>> START Working data
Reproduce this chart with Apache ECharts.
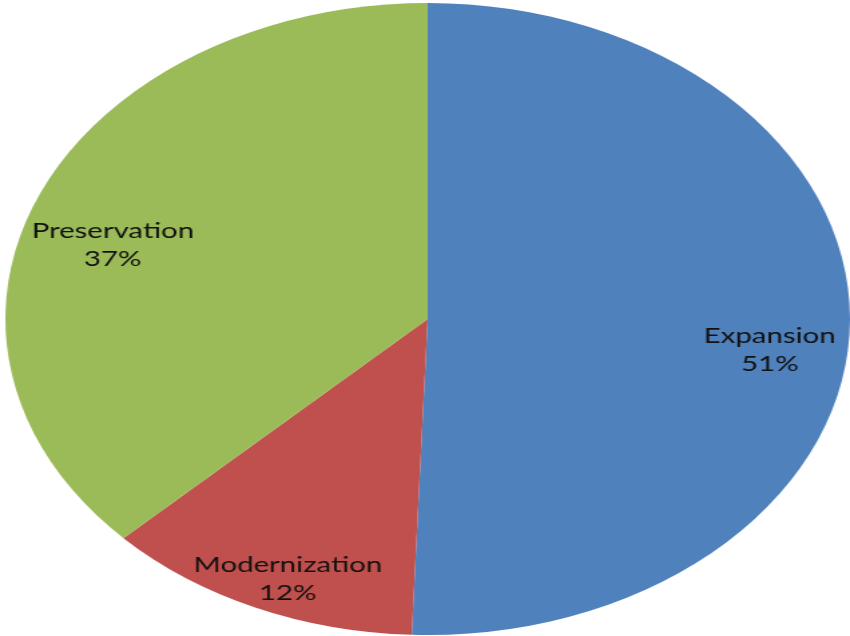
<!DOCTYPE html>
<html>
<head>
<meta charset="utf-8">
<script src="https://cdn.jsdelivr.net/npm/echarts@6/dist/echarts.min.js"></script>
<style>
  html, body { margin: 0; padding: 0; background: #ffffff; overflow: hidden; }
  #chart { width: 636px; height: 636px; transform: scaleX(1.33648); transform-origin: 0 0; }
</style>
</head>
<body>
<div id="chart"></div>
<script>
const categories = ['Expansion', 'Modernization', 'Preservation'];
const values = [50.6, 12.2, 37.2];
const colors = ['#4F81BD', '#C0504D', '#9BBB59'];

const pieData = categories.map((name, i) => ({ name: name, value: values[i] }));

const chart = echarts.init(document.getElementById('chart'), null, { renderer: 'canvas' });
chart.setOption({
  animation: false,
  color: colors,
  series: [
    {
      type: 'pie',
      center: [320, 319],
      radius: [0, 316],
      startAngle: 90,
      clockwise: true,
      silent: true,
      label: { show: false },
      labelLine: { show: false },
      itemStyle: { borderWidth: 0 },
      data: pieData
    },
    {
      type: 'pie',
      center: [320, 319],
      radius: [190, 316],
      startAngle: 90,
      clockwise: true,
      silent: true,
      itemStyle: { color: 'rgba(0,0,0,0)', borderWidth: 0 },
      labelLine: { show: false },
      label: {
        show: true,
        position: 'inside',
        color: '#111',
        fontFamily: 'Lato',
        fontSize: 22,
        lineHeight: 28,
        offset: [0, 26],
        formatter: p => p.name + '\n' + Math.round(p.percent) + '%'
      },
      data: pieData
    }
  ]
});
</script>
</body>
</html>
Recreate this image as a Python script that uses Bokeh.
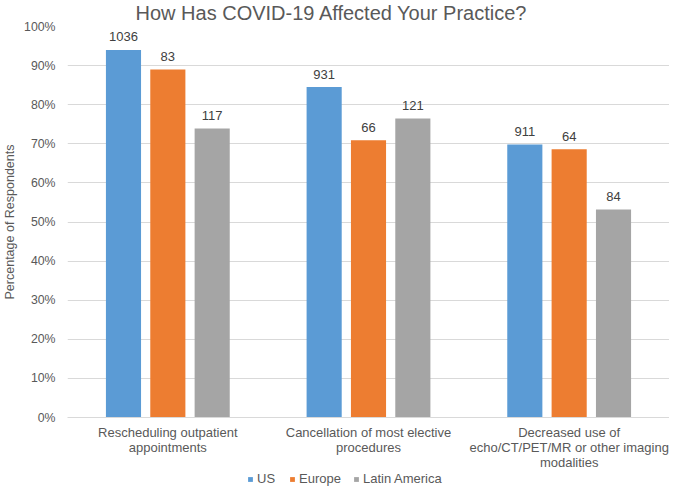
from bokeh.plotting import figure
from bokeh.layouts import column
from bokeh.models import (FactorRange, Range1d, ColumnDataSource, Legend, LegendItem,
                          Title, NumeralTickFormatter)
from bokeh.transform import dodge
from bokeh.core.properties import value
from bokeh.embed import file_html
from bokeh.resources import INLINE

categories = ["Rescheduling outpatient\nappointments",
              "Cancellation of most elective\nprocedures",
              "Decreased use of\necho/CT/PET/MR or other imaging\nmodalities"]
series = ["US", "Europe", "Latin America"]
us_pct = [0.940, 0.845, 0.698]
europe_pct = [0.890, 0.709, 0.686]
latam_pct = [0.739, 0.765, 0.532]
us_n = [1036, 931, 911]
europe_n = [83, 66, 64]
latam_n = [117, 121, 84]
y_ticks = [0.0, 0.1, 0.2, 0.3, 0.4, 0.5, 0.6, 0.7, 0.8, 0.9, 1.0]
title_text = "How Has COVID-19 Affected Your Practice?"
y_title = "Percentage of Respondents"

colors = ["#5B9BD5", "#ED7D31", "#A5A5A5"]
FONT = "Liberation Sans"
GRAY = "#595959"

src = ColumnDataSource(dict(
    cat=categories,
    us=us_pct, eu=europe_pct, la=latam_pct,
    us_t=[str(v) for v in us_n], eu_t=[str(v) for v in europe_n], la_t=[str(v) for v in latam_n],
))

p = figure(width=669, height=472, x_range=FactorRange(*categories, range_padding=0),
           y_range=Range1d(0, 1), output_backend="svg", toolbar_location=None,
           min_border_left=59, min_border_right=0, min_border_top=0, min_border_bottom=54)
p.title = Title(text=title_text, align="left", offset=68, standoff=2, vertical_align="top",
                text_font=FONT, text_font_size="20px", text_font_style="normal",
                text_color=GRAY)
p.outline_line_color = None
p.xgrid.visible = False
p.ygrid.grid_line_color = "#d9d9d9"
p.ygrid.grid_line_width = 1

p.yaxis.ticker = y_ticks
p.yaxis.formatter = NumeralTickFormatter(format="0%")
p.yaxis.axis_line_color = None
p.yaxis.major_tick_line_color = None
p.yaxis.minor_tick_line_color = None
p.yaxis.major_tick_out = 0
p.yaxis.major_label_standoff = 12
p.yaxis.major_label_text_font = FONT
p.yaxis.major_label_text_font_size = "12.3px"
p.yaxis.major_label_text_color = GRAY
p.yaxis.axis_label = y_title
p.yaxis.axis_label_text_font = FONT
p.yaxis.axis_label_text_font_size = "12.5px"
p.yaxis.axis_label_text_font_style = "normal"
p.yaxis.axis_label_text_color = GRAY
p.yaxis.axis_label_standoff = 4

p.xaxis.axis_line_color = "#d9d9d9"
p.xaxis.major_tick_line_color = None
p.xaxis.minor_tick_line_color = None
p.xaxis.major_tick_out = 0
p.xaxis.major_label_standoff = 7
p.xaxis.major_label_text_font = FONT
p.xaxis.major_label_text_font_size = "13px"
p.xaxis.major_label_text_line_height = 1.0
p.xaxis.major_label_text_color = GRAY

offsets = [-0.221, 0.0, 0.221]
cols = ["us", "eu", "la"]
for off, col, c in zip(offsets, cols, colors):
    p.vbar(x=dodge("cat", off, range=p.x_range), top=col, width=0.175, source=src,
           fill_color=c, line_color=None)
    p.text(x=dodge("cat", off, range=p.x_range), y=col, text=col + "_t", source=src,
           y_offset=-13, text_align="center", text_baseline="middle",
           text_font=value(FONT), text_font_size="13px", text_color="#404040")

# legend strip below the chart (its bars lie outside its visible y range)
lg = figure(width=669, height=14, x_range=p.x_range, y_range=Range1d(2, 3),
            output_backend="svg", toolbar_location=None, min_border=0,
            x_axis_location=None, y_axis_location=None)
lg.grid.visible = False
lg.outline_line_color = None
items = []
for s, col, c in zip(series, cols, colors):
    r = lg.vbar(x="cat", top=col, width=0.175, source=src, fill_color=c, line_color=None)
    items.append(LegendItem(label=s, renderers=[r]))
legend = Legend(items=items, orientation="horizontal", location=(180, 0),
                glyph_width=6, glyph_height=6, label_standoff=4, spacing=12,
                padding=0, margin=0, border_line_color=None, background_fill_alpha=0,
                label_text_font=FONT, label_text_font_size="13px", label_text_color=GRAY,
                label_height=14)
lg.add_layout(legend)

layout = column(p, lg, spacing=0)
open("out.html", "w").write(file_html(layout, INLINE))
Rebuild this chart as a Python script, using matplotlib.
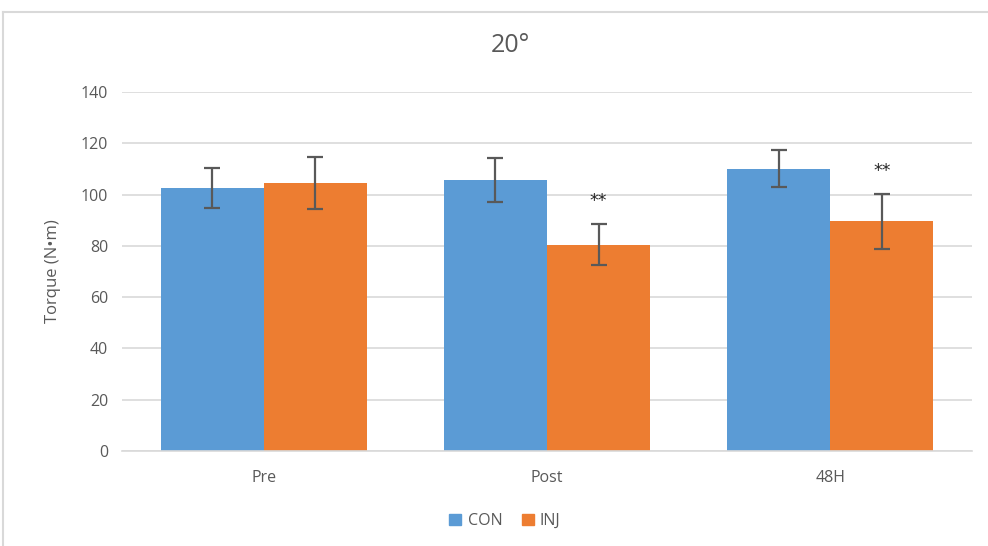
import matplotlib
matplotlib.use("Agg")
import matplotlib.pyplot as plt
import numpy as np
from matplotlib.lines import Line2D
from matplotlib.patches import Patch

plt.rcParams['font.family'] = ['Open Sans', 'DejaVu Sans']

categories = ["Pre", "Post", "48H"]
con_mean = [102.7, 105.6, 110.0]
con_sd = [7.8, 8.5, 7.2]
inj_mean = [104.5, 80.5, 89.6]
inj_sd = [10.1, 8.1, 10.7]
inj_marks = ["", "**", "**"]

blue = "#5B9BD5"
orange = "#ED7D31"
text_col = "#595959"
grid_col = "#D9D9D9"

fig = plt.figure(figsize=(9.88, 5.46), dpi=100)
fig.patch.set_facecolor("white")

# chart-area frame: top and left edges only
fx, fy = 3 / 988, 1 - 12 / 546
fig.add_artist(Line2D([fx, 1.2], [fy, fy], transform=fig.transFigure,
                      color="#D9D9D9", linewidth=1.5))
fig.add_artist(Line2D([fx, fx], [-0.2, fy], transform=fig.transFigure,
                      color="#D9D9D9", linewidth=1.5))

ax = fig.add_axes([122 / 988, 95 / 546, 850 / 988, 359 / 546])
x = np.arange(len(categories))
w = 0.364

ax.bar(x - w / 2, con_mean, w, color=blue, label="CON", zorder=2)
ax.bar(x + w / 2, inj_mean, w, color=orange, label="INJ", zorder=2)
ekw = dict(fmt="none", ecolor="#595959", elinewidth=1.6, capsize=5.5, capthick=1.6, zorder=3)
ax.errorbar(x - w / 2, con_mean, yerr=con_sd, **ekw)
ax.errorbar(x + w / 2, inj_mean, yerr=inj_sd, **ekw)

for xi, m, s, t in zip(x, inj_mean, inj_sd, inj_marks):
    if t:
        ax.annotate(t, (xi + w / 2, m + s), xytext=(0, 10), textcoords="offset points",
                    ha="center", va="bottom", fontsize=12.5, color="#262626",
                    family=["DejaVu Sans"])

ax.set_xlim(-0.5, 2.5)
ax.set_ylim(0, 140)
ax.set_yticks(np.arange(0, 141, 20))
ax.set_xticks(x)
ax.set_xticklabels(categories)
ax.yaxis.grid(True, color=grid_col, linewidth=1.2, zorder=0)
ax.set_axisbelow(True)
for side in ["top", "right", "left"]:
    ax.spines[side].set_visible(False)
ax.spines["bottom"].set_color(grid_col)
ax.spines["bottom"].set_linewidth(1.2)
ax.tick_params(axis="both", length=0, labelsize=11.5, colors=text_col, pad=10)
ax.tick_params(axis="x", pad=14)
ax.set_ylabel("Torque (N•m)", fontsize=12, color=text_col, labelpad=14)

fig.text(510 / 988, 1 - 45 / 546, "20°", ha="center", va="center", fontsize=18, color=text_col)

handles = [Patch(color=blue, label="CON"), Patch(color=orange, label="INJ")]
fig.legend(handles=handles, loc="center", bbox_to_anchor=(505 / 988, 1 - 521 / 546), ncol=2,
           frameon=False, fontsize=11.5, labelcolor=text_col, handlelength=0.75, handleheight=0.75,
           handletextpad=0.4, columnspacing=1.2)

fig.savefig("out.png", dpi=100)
>> END Working data
* **Task objective**
Give the count of lines in the listing above that include "script", with no other words.

* **Solution below**
5